Once the final shootout comes around we’ll see that a star of Yul’s magnitude has to do the right thing and won’t let his young charge become the patsy as was intended all along. Brynner goes out guns ablazing for his final on screen appearance. Death Rage was Yul’s second go around in a genre title from Italy. He’d appeared in the western The Bounty Hunters aka Indio Black that was slated to become the third title in the Sabata series released here in North America where he took over the title character from Lee Van Cleef. The Irony of that is the fact that Van Cleef had taken over Yul’s iconic gunslinger role as Chris of The Magnificent Seven in the fourth entry of the series, The Magnificent Seven Ride.

I’m old enough to remember Yul Brynner traveling around North America as The King on stage and recall the stage production coming to Toronto Canada. Sorry I didn’t see the show but looking back I was a bit too young just yet to secure tickets and travel to the big city.
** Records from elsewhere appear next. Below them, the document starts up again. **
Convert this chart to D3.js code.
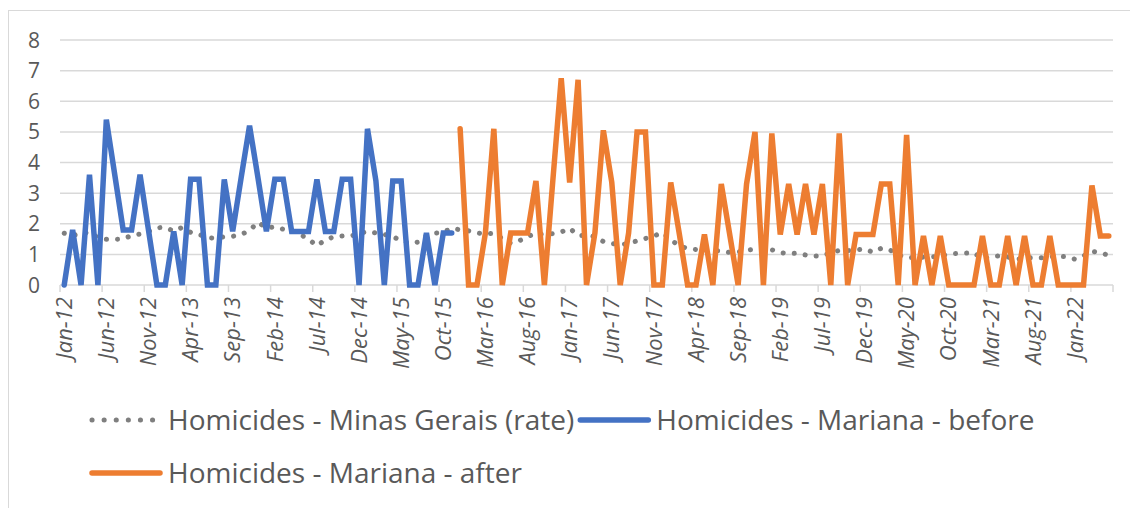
<!DOCTYPE html>
<meta charset="utf-8">
<style>
body { margin: 0; background: #fff; }
text { font-family: "Open Sans", sans-serif; fill: #595959; }
</style>
<body>
<script src="https://cdn.jsdelivr.net/npm/d3@7/dist/d3.min.js"></script>
<script>

// x labels, one every 5 months (Jan-12 .. May-22 is 125 months)
var tickLabels = ["Jan-12","Jun-12","Nov-12","Apr-13","Sep-13","Feb-14","Jul-14","Dec-14","May-15","Oct-15",
  "Mar-16","Aug-16","Jan-17","Jun-17","Nov-17","Apr-18","Sep-18","Feb-19","Jul-19","Dec-19",
  "May-20","Oct-20","Mar-21","Aug-21","Jan-22"];
var nMonths = 125;
var yTicks = [0,1,2,3,4,5,6,7,8];

// Minas Gerais homicide rate, monthly
var minasGerais = [
  1.69,1.62,1.68,1.72,1.55,1.49,1.49,1.50,1.62,1.66,1.75,1.87,1.88,1.76,1.88,1.72,1.65,1.55,1.52,1.58,
  1.59,1.65,1.78,2.05,1.86,1.90,1.82,1.78,1.65,1.50,1.28,1.48,1.57,1.60,1.60,1.68,1.75,1.70,1.65,1.58,
  1.45,1.36,1.40,1.62,1.69,1.72,1.86,1.80,1.77,1.70,1.67,1.69,1.52,1.36,1.44,1.58,1.69,1.64,1.68,1.73,
  1.85,1.62,1.62,1.58,1.42,1.36,1.31,1.36,1.44,1.52,1.60,1.71,1.48,1.28,1.19,1.16,1.13,1.12,1.12,1.06,
  1.08,1.13,1.17,1.16,1.15,1.06,1.02,1.04,0.98,0.94,0.96,1.05,1.13,1.12,1.14,1.18,1.07,1.20,1.15,0.98,
  0.89,0.90,0.91,0.92,0.94,1.02,1.03,1.04,1.05,0.85,0.93,0.95,0.92,0.83,0.88,0.89,0.89,0.92,0.94,0.92,
  0.84,0.95,1.10,1.05,0.97];

// Mariana, Jan-12 .. Nov-15
var marianaBefore = [
  0,1.8,0,3.6,0,5.4,3.6,1.8,1.8,3.6,1.8,0,0,1.75,0,3.45,3.45,0,0,3.45,
  1.75,3.5,5.2,3.5,1.75,3.45,3.45,1.75,1.75,1.75,3.45,1.75,1.75,3.45,3.45,0,5.1,3.4,0,3.4,
  3.4,0,0,1.7,0,1.7,1.7];

// Mariana, Dec-15 .. May-22
var marianaAfter = [
  5.1,0,0,1.7,5.1,0,1.7,1.7,1.7,3.4,0,3.4,6.75,3.35,6.7,0,1.7,5.05,3.35,0,
  1.7,5.0,5.0,0,0,3.35,1.7,0,0,1.65,0,3.3,1.65,0,3.3,5.0,0,4.95,1.65,3.3,
  1.65,3.3,1.65,3.3,0,4.95,0,1.65,1.65,1.65,3.3,3.3,0,4.9,0,1.6,0,1.6,0,0,
  0,0,1.6,0,0,1.6,0,1.6,0,0,1.6,0,0,0,0,3.25,1.6,1.6];

var W = 1130, H = 508;
var svg = d3.select('body').append('svg').attr('width', W).attr('height', H);

// outer chart border
svg.append('rect').attr('x', 8.5).attr('y', 10.5).attr('width', W + 20).attr('height', H + 20)
  .attr('fill', 'none').attr('stroke', '#d9d9d9').attr('stroke-width', 1);

var x = d3.scaleBand().domain(d3.range(nMonths)).range([60, 1113]).padding(0);
var y = d3.scaleLinear().domain([0, 8]).range([285, 40]);
function cx(i) { return x(i) + x.bandwidth() / 2; }

// gridlines
svg.append('g').selectAll('line').data(yTicks).enter().append('line')
  .attr('x1', 60).attr('x2', 1113)
  .attr('y1', function (d) { return y(d); }).attr('y2', function (d) { return y(d); })
  .attr('stroke', '#d9d9d9').attr('stroke-width', 1.5);

// y labels
svg.append('g').selectAll('text').data(yTicks).enter().append('text')
  .attr('x', 40).attr('y', function (d) { return y(d); }).attr('dy', '0.36em')
  .attr('text-anchor', 'end').style('font-size', '21px')
  .text(function (d) { return d; });

// x tick marks at category boundaries, every 5 months
var tickIdx = d3.range(0, nMonths + 1, 5);
svg.append('g').selectAll('line').data(tickIdx).enter().append('line')
  .attr('x1', function (d) { return 60 + d * x.step(); })
  .attr('x2', function (d) { return 60 + d * x.step(); })
  .attr('y1', 285).attr('y2', 292)
  .attr('stroke', '#d9d9d9').attr('stroke-width', 1.5);

// x labels
svg.append('g').selectAll('text').data(tickLabels).enter().append('text')
  .attr('transform', function (d, k) { return 'translate(' + cx(k * 5) + ',297) rotate(-90)'; })
  .attr('dy', '0.35em').attr('text-anchor', 'end')
  .style('font-size', '22px').style('font-style', 'italic')
  .text(function (d) { return d; });

var line = d3.line()
  .x(function (d) { return cx(d.i); })
  .y(function (d) { return y(d.v); });

var mgData = minasGerais.map(function (v, i) { return {i: i, v: v}; });
var beforeData = marianaBefore.map(function (v, i) { return {i: i, v: v}; });
var afterData = marianaAfter.map(function (v, i) { return {i: i + marianaBefore.length, v: v}; });

svg.append('path').datum(mgData).attr('d', line)
  .attr('fill', 'none').attr('stroke', '#7f7f7f').attr('stroke-width', 5)
  .attr('stroke-linecap', 'round').attr('stroke-dasharray', '0.1 11');

svg.append('path').datum(beforeData).attr('d', line)
  .attr('fill', 'none').attr('stroke', '#4472c4').attr('stroke-width', 5.5)
  .attr('stroke-linejoin', 'miter').attr('stroke-linecap', 'round');

svg.append('path').datum(afterData).attr('d', line)
  .attr('fill', 'none').attr('stroke', '#ed7d31').attr('stroke-width', 5.5)
  .attr('stroke-linejoin', 'miter').attr('stroke-linecap', 'round');

// legend
var legend = [
  {name: 'Homicides - Minas Gerais (rate)', color: '#7f7f7f', dash: '0.1 12', w: 5, row: 0},
  {name: 'Homicides - Mariana - before', color: '#4472c4', dash: null, w: 5.5, row: 0},
  {name: 'Homicides - Mariana - after', color: '#ed7d31', dash: null, w: 5.5, row: 1}
];
var rowY = [420, 473];
var cursor = [92, 92];
legend.forEach(function (d) {
  var g = svg.append('g');
  var yy = rowY[d.row], x0 = cursor[d.row];
  g.append('line')
    .attr('x1', x0).attr('x2', x0 + 68).attr('y1', yy).attr('y2', yy)
    .attr('stroke', d.color).attr('stroke-width', d.w)
    .attr('stroke-linecap', 'round').attr('stroke-dasharray', d.dash);
  var t = g.append('text')
    .attr('x', x0 + 76).attr('y', yy).attr('dy', '0.35em')
    .style('font-size', '28px').text(d.name);
  cursor[d.row] = x0 + 76 + t.node().getComputedTextLength() + 6;
});

</script>
</body>
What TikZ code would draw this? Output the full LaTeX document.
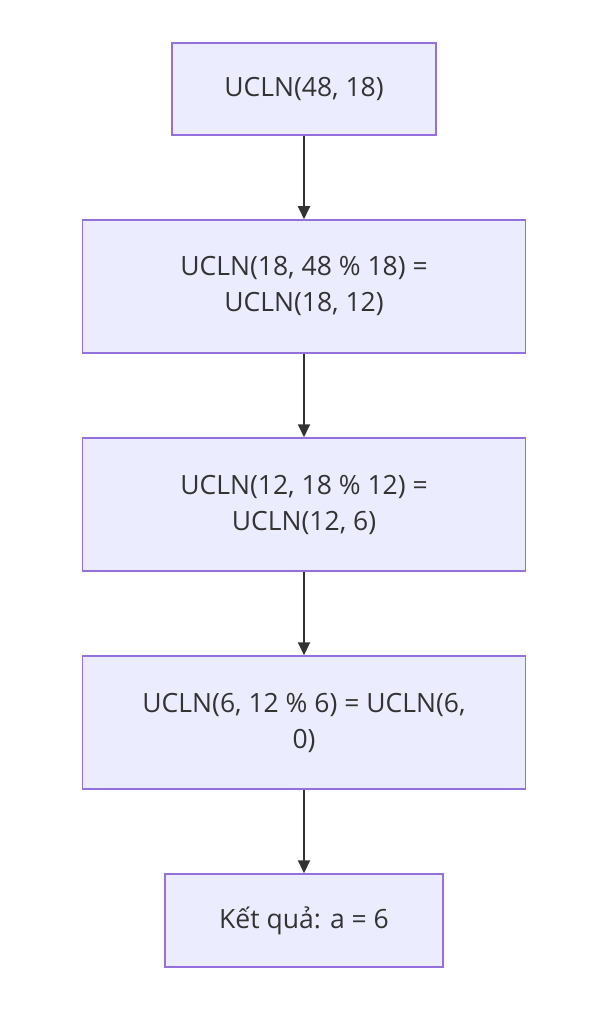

I can only assume it’s the play’s popularity that prevented Yul from ever making another motion picture before his death in October of 1985. As a fan I wish that hadn’t been the case and that he would have made a few more movies in the nine years between Death Rage and his passing.

Not to missed here in Margheriti’s film is the rather bizarre soundtrack that at one minute has me thinking I’m awaiting the appearance of Jake and Elwood Blues before it morphs into some Oriental chopsticks melody. Trust me, it stands out at various moments in the film. Martin Balsam was no stranger to the Euro Crime thriller having already appeared opposite Franco Nero in the well done, Confessions of a Police Captain among others during the decade.

If Barbara Bouchet catches your eye here gentleman, make sure you see her in one of my favorite crime thrillers of the Italian era, Milano Calibro 9 from director Fernando Di Leo.

Death Rage can be found pretty much any where you’re to find a DVD bargain bin full of budget labels. The problem is the various running times it’s available in. Unless you can locate a 90plus minute edition on DVD for the collector inside you, you’re probably best just to check it out on youtube. 

All I need is this one sheet for the vault here at Mike’s Take that draws on Death Wish and Yul’s old Magnificent Seven pal, Charles Bronson, for purely exploitation reasons.